## INPUT
▼

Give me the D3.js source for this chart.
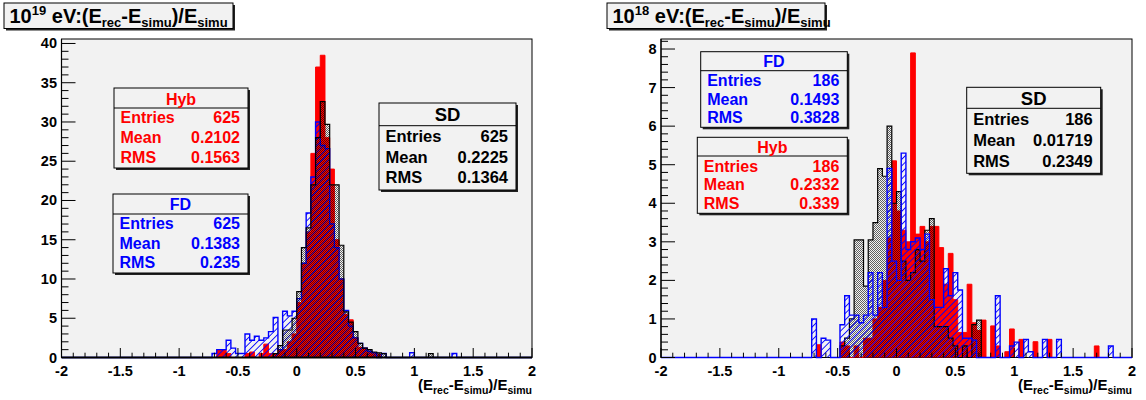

▲
▼

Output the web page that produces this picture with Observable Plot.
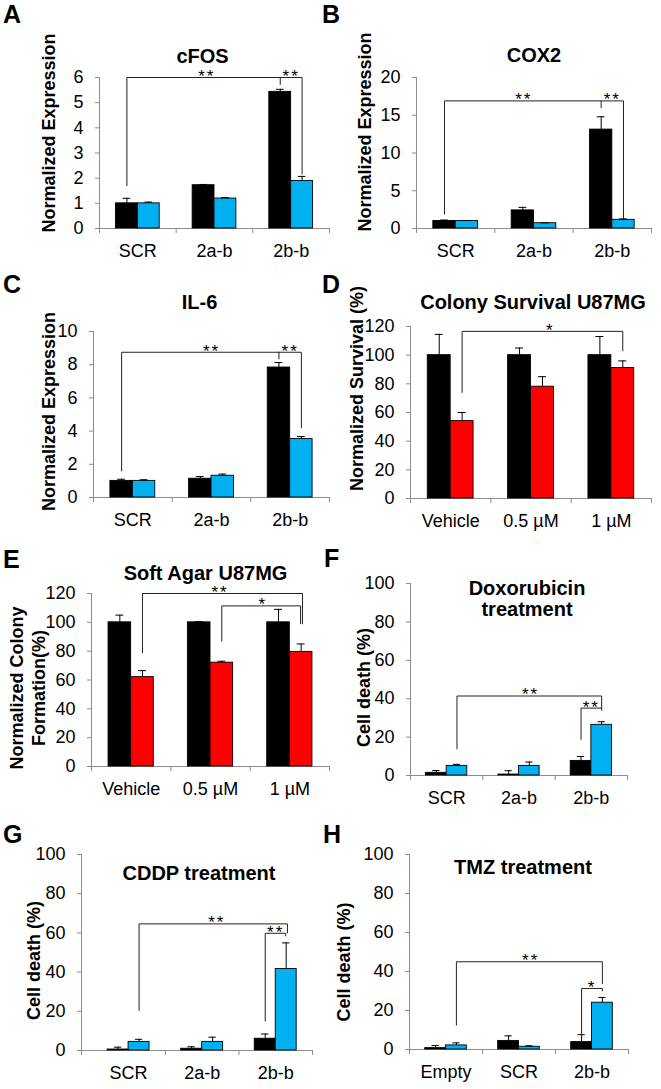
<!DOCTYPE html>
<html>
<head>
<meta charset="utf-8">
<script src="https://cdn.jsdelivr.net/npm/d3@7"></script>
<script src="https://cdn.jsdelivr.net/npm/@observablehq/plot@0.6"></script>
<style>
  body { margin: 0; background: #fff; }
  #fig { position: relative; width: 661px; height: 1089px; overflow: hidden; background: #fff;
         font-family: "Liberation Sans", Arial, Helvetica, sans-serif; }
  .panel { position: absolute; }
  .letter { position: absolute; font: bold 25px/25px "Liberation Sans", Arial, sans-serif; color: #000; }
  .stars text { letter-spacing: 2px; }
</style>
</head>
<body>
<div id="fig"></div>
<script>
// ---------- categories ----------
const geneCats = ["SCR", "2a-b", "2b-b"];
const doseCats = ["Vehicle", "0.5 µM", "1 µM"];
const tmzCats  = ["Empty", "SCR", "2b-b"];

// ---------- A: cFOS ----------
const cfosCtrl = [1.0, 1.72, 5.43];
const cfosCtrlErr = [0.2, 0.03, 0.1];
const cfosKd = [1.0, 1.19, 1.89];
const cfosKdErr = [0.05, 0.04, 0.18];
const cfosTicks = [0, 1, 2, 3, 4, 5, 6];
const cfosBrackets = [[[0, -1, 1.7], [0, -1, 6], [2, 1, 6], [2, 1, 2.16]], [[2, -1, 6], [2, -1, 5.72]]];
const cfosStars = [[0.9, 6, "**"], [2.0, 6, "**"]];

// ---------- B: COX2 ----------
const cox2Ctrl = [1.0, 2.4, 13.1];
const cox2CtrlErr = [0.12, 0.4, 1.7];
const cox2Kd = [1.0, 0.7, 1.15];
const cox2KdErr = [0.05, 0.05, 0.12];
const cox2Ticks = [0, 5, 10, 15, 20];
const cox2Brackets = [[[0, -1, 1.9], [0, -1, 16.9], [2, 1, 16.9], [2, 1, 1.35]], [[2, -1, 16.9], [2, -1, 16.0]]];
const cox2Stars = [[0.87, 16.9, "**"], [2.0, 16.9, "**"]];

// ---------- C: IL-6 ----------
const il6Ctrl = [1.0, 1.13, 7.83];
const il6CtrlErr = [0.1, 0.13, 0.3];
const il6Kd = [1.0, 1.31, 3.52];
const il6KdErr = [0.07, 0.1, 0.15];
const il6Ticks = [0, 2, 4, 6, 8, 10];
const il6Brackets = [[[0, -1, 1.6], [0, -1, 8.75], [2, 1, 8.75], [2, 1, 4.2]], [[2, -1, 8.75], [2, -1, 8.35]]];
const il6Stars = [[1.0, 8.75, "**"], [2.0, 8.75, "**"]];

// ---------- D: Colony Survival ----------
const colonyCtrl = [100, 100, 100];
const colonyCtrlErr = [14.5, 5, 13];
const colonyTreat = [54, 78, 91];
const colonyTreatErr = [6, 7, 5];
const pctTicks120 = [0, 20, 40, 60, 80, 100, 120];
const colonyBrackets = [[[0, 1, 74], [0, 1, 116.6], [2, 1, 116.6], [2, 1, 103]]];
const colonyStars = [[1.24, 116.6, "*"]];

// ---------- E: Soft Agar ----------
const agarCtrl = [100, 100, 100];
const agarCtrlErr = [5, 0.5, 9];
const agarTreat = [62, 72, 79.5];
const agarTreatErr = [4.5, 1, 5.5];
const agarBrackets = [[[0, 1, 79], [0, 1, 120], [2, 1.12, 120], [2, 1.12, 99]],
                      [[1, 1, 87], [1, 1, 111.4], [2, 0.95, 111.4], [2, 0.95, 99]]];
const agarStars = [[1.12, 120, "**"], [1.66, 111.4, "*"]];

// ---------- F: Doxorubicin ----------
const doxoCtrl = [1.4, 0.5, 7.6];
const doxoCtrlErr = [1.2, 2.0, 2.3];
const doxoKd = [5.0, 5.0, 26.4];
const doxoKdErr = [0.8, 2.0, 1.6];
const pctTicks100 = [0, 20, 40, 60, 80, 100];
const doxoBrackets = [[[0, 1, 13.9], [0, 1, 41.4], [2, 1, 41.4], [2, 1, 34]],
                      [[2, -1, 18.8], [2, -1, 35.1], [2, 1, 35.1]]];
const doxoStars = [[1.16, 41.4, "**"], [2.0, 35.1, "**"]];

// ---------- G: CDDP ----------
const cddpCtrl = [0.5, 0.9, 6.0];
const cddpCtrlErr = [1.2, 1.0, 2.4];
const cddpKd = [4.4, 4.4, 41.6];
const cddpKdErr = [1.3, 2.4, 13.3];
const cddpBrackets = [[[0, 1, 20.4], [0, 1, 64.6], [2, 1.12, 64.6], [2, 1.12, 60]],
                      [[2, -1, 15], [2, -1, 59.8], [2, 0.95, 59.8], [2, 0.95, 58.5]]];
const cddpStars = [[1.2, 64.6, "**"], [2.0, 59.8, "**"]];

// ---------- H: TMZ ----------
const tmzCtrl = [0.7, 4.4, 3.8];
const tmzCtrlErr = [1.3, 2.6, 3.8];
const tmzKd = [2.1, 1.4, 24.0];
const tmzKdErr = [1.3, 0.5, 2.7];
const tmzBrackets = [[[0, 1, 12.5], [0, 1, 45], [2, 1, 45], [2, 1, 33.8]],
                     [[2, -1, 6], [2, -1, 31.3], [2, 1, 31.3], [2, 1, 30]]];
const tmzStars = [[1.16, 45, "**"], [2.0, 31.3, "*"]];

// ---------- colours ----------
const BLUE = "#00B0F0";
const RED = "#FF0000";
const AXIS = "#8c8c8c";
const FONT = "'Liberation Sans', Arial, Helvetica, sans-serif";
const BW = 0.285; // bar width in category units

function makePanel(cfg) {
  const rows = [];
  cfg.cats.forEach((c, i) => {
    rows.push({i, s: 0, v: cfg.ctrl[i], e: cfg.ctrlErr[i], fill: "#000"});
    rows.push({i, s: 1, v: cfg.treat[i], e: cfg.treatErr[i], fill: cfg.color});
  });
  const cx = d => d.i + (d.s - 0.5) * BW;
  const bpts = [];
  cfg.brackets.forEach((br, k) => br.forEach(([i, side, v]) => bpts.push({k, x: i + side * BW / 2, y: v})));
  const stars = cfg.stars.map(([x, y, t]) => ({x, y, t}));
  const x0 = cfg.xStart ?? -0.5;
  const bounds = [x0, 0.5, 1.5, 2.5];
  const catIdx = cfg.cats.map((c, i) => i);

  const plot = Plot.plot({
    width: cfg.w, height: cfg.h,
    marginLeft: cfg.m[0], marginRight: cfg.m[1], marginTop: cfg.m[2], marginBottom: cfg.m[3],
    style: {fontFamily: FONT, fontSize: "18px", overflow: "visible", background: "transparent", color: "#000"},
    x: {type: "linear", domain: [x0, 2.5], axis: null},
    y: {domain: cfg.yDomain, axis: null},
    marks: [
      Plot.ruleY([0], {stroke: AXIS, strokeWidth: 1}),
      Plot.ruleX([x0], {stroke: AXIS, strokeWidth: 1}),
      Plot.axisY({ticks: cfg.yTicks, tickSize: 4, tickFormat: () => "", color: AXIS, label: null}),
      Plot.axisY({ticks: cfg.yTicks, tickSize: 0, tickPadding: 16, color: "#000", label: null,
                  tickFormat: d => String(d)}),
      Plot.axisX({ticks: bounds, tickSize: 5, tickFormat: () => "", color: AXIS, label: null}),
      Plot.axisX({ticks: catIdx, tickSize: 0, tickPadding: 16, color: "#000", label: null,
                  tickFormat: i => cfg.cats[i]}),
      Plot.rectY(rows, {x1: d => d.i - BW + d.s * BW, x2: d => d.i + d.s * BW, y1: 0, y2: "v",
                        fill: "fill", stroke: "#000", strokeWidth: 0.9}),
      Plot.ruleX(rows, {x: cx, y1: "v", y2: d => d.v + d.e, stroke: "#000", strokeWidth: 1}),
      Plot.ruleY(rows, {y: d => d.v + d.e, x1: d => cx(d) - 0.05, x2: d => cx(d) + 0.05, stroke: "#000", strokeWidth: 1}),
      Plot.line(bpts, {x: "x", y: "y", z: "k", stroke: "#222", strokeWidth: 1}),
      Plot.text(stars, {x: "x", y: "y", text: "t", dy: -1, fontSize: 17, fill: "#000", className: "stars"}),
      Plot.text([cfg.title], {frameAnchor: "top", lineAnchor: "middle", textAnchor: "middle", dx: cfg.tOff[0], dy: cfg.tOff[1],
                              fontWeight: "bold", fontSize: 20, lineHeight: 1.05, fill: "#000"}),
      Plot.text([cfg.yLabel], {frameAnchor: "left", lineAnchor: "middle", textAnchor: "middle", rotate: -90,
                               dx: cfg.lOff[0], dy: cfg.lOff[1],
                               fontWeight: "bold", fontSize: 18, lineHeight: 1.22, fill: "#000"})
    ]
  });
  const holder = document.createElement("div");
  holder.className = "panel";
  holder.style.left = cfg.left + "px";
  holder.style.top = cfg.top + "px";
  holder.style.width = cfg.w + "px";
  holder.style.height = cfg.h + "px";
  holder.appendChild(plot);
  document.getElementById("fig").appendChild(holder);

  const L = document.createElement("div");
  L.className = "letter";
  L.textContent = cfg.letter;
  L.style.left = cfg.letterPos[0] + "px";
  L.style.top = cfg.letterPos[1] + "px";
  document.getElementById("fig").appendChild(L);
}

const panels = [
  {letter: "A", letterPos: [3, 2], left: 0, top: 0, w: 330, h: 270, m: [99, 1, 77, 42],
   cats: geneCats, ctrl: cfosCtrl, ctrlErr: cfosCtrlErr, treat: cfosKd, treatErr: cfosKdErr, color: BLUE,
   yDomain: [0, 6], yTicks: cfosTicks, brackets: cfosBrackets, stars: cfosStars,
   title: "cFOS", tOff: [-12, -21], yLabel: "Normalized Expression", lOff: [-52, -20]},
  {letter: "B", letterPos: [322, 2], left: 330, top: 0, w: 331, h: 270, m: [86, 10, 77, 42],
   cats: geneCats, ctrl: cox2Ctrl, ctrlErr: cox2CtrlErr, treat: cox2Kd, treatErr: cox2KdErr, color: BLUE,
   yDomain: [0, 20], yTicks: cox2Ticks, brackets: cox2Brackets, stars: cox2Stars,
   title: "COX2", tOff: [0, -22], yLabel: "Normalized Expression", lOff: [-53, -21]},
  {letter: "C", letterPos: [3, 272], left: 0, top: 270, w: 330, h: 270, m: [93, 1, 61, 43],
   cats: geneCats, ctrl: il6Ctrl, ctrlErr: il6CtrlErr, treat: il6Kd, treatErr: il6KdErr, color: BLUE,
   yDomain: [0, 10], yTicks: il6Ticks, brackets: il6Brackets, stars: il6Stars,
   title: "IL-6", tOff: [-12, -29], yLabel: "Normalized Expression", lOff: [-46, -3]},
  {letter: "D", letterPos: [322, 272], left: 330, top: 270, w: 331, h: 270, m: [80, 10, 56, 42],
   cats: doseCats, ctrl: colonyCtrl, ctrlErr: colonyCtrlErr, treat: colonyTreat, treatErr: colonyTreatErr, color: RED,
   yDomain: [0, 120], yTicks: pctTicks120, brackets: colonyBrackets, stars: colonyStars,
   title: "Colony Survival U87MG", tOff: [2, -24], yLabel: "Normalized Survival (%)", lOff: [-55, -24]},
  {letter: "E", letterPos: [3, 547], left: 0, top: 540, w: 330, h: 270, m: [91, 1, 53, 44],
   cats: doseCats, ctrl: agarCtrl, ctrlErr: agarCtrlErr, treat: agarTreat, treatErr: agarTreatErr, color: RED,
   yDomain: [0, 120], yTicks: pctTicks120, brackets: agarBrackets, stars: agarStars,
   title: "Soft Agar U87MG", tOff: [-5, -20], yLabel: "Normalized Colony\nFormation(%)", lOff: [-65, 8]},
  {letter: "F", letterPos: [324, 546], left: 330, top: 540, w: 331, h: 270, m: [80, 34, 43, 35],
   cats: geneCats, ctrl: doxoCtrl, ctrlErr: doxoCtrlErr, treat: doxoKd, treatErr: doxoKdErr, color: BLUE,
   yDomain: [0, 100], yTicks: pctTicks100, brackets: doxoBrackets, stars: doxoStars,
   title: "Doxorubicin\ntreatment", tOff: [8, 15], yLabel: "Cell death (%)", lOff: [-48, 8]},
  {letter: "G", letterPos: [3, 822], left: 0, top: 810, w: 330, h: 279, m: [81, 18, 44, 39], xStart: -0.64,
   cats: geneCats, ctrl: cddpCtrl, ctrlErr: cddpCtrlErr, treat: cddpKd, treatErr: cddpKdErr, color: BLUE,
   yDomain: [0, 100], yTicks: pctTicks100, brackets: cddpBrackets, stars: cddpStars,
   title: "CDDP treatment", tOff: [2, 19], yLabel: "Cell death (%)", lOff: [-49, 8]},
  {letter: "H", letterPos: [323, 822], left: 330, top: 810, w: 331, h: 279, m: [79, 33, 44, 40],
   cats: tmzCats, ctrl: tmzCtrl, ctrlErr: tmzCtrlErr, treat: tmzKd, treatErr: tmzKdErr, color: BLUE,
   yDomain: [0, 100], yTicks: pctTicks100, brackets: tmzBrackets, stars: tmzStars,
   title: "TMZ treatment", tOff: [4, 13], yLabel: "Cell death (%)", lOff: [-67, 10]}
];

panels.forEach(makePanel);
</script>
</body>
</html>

▲

## WHAT THE EXERCISE ASKS
Report only the count of lines that include the string "this".

## RESULT BELOW
2